Environmental panels for impact study to be dissolved
Critics fear move aimed at pushing approval for Bt350bn water projectsThe National Environmental Board (NEB) will dissolve three expert panels that study impact assessment reports for government projects and other activities, in a bid to end what officials say is a double standard in such reports for state projects versus private-sector projects.
A prominent environmentalist worried that the plan to dissolve the panels was aimed at speeding up the approval process for the government's Bt350-billion water-management projects, which require environmental and health impact assessments.
Office of Natural Resources and Environmental Policy and Planning (ONEP) secretary-general Santi Boonprakub said his agency had proposed dissolving the three panels at an NEB meeting chaired by Deputy Premier Plodprasop Suraswadi on Monday. The NEB had agreed with the ONEP in principle to dissolve the panels.
The ONEP was told to resubmit its proposal to NEB within 15 days.
The first of the panels studies environmental impact assessments (EIAs) for development projects proposed by the government; by state enterprises; and those proposed jointly by the government and private sector. This panel is chaired by Saengchan Limjirakal.
The second panel studies EIA reports on transportation projects proposed by the government; by state enterprises; and jointly by the government and private sector. This panel is chaired by Prasong Eiam-Anant.
The third panel studies EIAs |for water-resources development. The panel is chaired by Santad Somcheewita.

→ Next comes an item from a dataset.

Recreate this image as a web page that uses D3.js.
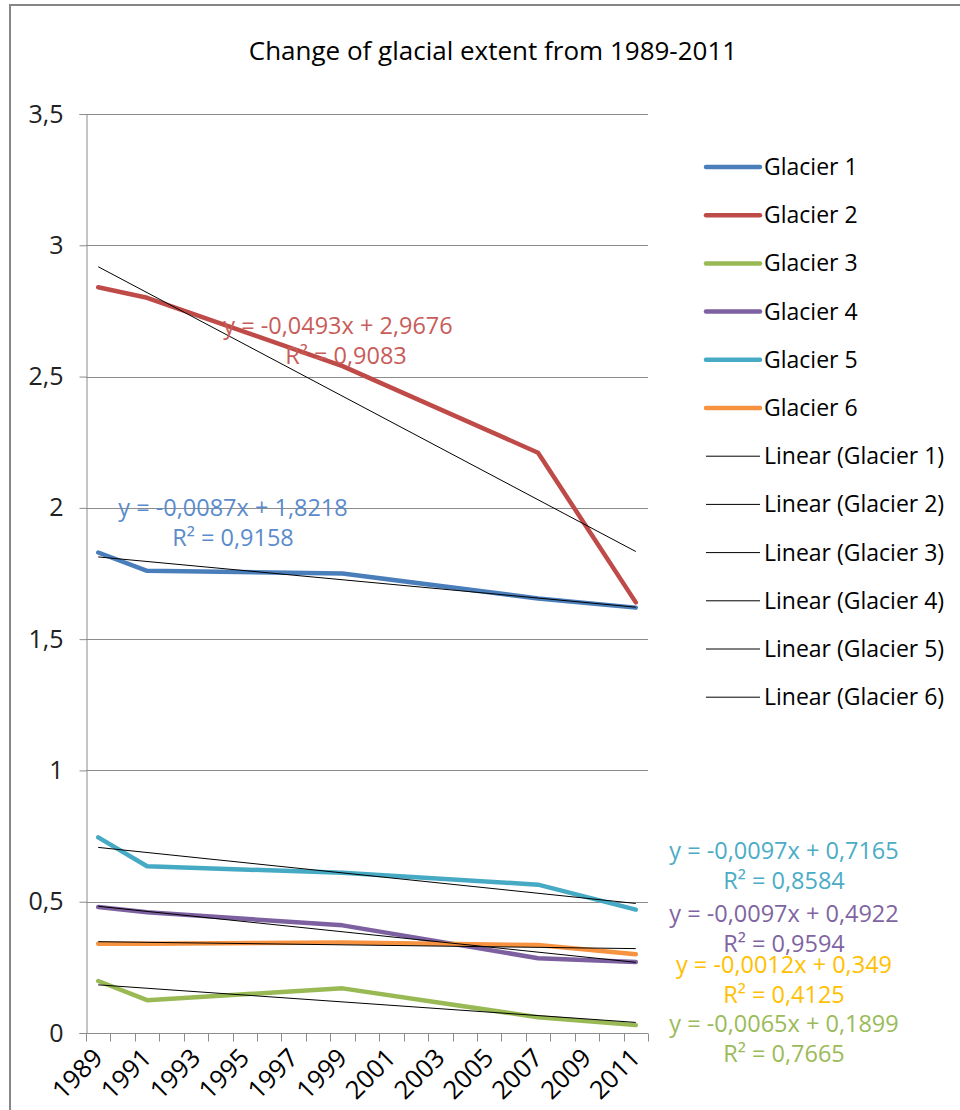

"There are many [discrepancies] relating to important conditions such as the criteria and period to study the EIA reports for government projects versus private-sector projects," Santi said. For example, there was no deadline for government projects to submit EIA reports to the panel, while the private sector must submit EIA reports to the panel within 105 days, he said.
There are 19 environmental expert panels under the NEB that study EIAs for projects conducted by the government and private sector. The establishment of the environmental expert panels was done in compliance with the Enhancement and Conservation of National Environmental Quality Act BE 2535.
The three panels would be dissolved in the near future, but the rest of the expert panels will be charged with studying projects conducted by the government and private sectors, Santi explained.
He insisted that the plan to dissolve the three panels would not affect ongoing government development projects such as dams and Skytrain extensions.
"Don't worry that government projects will get the green light from the panel more easily. I personally think the consideration for EIAs for projects conducted by the government and private sector will be tightened," he said.
In addition to asking the NEB to dissolve the three panels, ONEP will submit a "roadmap" report to the NEB on improving the process of conducting EIAs.
Harnnarong Yaowalert, head of the Integral Water Management Foundation, criticised the plan to dissolve the three panels, saying it could pave way for the government to speed up a green light for water-management projects under a massive budget of Bt350 billion, which is funded by loans.
"I don't care if the government dissolves these three panels. What worries me is that the government might put in its own men to replace the outgoing panel in order to speed up the process of approving EIAs, which is a key step in deciding whether to move forward on projects," he said.
The NEB previously removed representatives from civic groups from all of its environmental expert panels. This deprives the panels of information or concerns of people who would be directly affected by government projects, he said.
Santi said the dissolving of the three panels would not pave the way for speeding up the process of approving the government's Bt350-billion water-management project, adding that his agency would use strict criteria to study the EIA report for both government and private-sector projects.